> _SUPPLIED INFORMATION_
□ □ □ □

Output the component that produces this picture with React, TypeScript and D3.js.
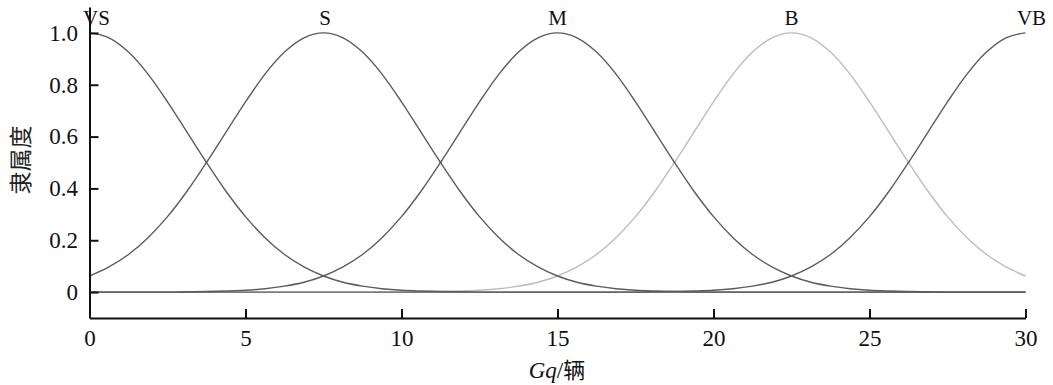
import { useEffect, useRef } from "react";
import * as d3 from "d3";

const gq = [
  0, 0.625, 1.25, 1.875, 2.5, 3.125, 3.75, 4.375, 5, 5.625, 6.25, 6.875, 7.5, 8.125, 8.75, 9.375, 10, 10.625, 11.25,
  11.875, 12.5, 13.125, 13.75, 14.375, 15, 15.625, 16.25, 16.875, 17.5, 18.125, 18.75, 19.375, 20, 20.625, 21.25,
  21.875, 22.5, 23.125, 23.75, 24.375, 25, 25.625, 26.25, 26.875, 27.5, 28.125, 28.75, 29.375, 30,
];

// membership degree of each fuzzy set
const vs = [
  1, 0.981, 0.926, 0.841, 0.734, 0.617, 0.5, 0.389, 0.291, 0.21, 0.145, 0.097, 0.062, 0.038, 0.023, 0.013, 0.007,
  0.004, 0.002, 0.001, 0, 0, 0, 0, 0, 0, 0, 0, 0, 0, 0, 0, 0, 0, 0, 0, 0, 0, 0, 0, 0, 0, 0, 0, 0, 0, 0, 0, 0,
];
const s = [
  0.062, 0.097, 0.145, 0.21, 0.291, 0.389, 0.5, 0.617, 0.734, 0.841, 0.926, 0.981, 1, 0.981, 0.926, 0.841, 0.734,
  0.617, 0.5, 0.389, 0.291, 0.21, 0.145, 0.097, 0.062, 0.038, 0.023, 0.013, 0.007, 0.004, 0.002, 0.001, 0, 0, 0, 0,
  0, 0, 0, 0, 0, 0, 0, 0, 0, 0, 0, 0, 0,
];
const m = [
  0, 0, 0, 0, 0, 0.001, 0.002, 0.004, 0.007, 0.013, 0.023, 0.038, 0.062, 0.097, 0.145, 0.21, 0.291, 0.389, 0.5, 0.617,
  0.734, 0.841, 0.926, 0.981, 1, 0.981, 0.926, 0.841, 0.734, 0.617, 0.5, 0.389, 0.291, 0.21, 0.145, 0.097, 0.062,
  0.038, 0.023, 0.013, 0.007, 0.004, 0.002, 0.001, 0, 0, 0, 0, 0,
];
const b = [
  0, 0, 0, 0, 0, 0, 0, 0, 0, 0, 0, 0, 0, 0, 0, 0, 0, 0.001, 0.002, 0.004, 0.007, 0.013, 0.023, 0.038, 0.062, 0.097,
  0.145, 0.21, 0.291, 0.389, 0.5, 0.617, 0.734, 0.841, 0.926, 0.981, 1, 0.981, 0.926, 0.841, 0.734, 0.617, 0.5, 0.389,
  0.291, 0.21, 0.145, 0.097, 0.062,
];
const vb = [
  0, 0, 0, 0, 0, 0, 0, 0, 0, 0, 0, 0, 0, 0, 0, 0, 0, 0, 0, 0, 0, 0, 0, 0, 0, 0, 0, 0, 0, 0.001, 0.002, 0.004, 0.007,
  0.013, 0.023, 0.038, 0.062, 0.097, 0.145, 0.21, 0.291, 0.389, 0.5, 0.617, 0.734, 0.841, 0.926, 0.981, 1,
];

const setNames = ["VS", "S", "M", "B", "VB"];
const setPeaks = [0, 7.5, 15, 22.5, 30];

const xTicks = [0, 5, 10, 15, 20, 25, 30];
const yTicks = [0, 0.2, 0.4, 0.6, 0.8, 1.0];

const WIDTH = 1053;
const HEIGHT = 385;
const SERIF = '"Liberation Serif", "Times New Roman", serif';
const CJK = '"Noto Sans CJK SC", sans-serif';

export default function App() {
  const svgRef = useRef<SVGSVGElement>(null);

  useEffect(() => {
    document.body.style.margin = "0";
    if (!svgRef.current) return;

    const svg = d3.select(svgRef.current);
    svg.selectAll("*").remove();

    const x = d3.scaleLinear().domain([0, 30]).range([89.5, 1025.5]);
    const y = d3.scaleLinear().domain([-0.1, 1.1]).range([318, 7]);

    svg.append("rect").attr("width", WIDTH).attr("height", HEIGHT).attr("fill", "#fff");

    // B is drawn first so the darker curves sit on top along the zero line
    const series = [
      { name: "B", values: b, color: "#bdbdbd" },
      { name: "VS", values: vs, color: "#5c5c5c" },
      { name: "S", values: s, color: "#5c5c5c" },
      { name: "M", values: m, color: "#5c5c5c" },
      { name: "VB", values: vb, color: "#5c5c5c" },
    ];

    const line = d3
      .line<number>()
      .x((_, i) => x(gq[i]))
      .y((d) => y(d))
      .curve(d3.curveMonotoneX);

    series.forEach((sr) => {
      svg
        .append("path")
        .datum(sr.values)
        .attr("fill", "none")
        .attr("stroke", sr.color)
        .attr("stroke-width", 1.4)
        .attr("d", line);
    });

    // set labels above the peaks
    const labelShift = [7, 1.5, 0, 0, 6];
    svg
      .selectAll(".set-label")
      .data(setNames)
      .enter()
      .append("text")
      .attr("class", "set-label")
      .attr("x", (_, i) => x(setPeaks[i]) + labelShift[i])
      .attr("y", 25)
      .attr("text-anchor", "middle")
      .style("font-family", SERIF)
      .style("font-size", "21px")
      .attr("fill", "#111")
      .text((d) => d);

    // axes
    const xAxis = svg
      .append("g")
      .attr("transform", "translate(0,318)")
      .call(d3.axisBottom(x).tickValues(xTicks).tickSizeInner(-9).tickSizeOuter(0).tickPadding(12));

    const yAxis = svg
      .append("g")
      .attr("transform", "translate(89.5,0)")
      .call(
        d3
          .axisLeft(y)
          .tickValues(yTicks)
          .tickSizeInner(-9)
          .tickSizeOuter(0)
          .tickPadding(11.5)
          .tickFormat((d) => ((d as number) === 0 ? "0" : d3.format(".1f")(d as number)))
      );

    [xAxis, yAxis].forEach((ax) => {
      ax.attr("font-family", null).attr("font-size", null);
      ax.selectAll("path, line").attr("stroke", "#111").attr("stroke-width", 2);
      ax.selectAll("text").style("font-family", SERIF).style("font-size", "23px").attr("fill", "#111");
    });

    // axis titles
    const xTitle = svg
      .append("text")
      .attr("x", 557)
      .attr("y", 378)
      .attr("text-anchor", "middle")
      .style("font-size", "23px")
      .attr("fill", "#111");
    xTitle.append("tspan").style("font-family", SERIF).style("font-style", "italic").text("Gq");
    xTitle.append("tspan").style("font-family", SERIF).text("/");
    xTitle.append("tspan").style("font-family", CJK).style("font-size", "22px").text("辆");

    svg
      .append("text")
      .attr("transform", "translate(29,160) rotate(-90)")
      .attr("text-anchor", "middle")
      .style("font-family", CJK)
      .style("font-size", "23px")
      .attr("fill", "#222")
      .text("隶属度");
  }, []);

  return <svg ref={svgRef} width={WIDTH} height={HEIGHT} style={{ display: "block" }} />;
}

□ □ □ □

> _GIVEN EXERCISE_
Pictures are excluded; output everything else in the data verbatim.

> _THE ANSWER_
Output the component that produces this picture with React, TypeScript and D3.js.
import { useEffect, useRef } from "react";
import * as d3 from "d3";

const gq = [
  0, 0.625, 1.25, 1.875, 2.5, 3.125, 3.75, 4.375, 5, 5.625, 6.25, 6.875, 7.5, 8.125, 8.75, 9.375, 10, 10.625, 11.25,
  11.875, 12.5, 13.125, 13.75, 14.375, 15, 15.625, 16.25, 16.875, 17.5, 18.125, 18.75, 19.375, 20, 20.625, 21.25,
  21.875, 22.5, 23.125, 23.75, 24.375, 25, 25.625, 26.25, 26.875, 27.5, 28.125, 28.75, 29.375, 30,
];

// membership degree of each fuzzy set
const vs = [
  1, 0.981, 0.926, 0.841, 0.734, 0.617, 0.5, 0.389, 0.291, 0.21, 0.145, 0.097, 0.062, 0.038, 0.023, 0.013, 0.007,
  0.004, 0.002, 0.001, 0, 0, 0, 0, 0, 0, 0, 0, 0, 0, 0, 0, 0, 0, 0, 0, 0, 0, 0, 0, 0, 0, 0, 0, 0, 0, 0, 0, 0,
];
const s = [
  0.062, 0.097, 0.145, 0.21, 0.291, 0.389, 0.5, 0.617, 0.734, 0.841, 0.926, 0.981, 1, 0.981, 0.926, 0.841, 0.734,
  0.617, 0.5, 0.389, 0.291, 0.21, 0.145, 0.097, 0.062, 0.038, 0.023, 0.013, 0.007, 0.004, 0.002, 0.001, 0, 0, 0, 0,
  0, 0, 0, 0, 0, 0, 0, 0, 0, 0, 0, 0, 0,
];
const m = [
  0, 0, 0, 0, 0, 0.001, 0.002, 0.004, 0.007, 0.013, 0.023, 0.038, 0.062, 0.097, 0.145, 0.21, 0.291, 0.389, 0.5, 0.617,
  0.734, 0.841, 0.926, 0.981, 1, 0.981, 0.926, 0.841, 0.734, 0.617, 0.5, 0.389, 0.291, 0.21, 0.145, 0.097, 0.062,
  0.038, 0.023, 0.013, 0.007, 0.004, 0.002, 0.001, 0, 0, 0, 0, 0,
];
const b = [
  0, 0, 0, 0, 0, 0, 0, 0, 0, 0, 0, 0, 0, 0, 0, 0, 0, 0.001, 0.002, 0.004, 0.007, 0.013, 0.023, 0.038, 0.062, 0.097,
  0.145, 0.21, 0.291, 0.389, 0.5, 0.617, 0.734, 0.841, 0.926, 0.981, 1, 0.981, 0.926, 0.841, 0.734, 0.617, 0.5, 0.389,
  0.291, 0.21, 0.145, 0.097, 0.062,
];
const vb = [
  0, 0, 0, 0, 0, 0, 0, 0, 0, 0, 0, 0, 0, 0, 0, 0, 0, 0, 0, 0, 0, 0, 0, 0, 0, 0, 0, 0, 0, 0.001, 0.002, 0.004, 0.007,
  0.013, 0.023, 0.038, 0.062, 0.097, 0.145, 0.21, 0.291, 0.389, 0.5, 0.617, 0.734, 0.841, 0.926, 0.981, 1,
];

const setNames = ["VS", "S", "M", "B", "VB"];
const setPeaks = [0, 7.5, 15, 22.5, 30];

const xTicks = [0, 5, 10, 15, 20, 25, 30];
const yTicks = [0, 0.2, 0.4, 0.6, 0.8, 1.0];

const WIDTH = 1053;
const HEIGHT = 385;
const SERIF = '"Liberation Serif", "Times New Roman", serif';
const CJK = '"Noto Sans CJK SC", sans-serif';

export default function App() {
  const svgRef = useRef<SVGSVGElement>(null);

  useEffect(() => {
    document.body.style.margin = "0";
    if (!svgRef.current) return;

    const svg = d3.select(svgRef.current);
    svg.selectAll("*").remove();

    const x = d3.scaleLinear().domain([0, 30]).range([89.5, 1025.5]);
    const y = d3.scaleLinear().domain([-0.1, 1.1]).range([318, 7]);

    svg.append("rect").attr("width", WIDTH).attr("height", HEIGHT).attr("fill", "#fff");

    // B is drawn first so the darker curves sit on top along the zero line
    const series = [
      { name: "B", values: b, color: "#bdbdbd" },
      { name: "VS", values: vs, color: "#5c5c5c" },
      { name: "S", values: s, color: "#5c5c5c" },
      { name: "M", values: m, color: "#5c5c5c" },
      { name: "VB", values: vb, color: "#5c5c5c" },
    ];

    const line = d3
      .line<number>()
      .x((_, i) => x(gq[i]))
      .y((d) => y(d))
      .curve(d3.curveMonotoneX);

    series.forEach((sr) => {
      svg
        .append("path")
        .datum(sr.values)
        .attr("fill", "none")
        .attr("stroke", sr.color)
        .attr("stroke-width", 1.4)
        .attr("d", line);
    });

    // set labels above the peaks
    const labelShift = [7, 1.5, 0, 0, 6];
    svg
      .selectAll(".set-label")
      .data(setNames)
      .enter()
      .append("text")
      .attr("class", "set-label")
      .attr("x", (_, i) => x(setPeaks[i]) + labelShift[i])
      .attr("y", 25)
      .attr("text-anchor", "middle")
      .style("font-family", SERIF)
      .style("font-size", "21px")
      .attr("fill", "#111")
      .text((d) => d);

    // axes
    const xAxis = svg
      .append("g")
      .attr("transform", "translate(0,318)")
      .call(d3.axisBottom(x).tickValues(xTicks).tickSizeInner(-9).tickSizeOuter(0).tickPadding(12));

    const yAxis = svg
      .append("g")
      .attr("transform", "translate(89.5,0)")
      .call(
        d3
          .axisLeft(y)
          .tickValues(yTicks)
          .tickSizeInner(-9)
          .tickSizeOuter(0)
          .tickPadding(11.5)
          .tickFormat((d) => ((d as number) === 0 ? "0" : d3.format(".1f")(d as number)))
      );

    [xAxis, yAxis].forEach((ax) => {
      ax.attr("font-family", null).attr("font-size", null);
      ax.selectAll("path, line").attr("stroke", "#111").attr("stroke-width", 2);
      ax.selectAll("text").style("font-family", SERIF).style("font-size", "23px").attr("fill", "#111");
    });

    // axis titles
    const xTitle = svg
      .append("text")
      .attr("x", 557)
      .attr("y", 378)
      .attr("text-anchor", "middle")
      .style("font-size", "23px")
      .attr("fill", "#111");
    xTitle.append("tspan").style("font-family", SERIF).style("font-style", "italic").text("Gq");
    xTitle.append("tspan").style("font-family", SERIF).text("/");
    xTitle.append("tspan").style("font-family", CJK).style("font-size", "22px").text("辆");

    svg
      .append("text")
      .attr("transform", "translate(29,160) rotate(-90)")
      .attr("text-anchor", "middle")
      .style("font-family", CJK)
      .style("font-size", "23px")
      .attr("fill", "#222")
      .text("隶属度");
  }, []);

  return <svg ref={svgRef} width={WIDTH} height={HEIGHT} style={{ display: "block" }} />;
}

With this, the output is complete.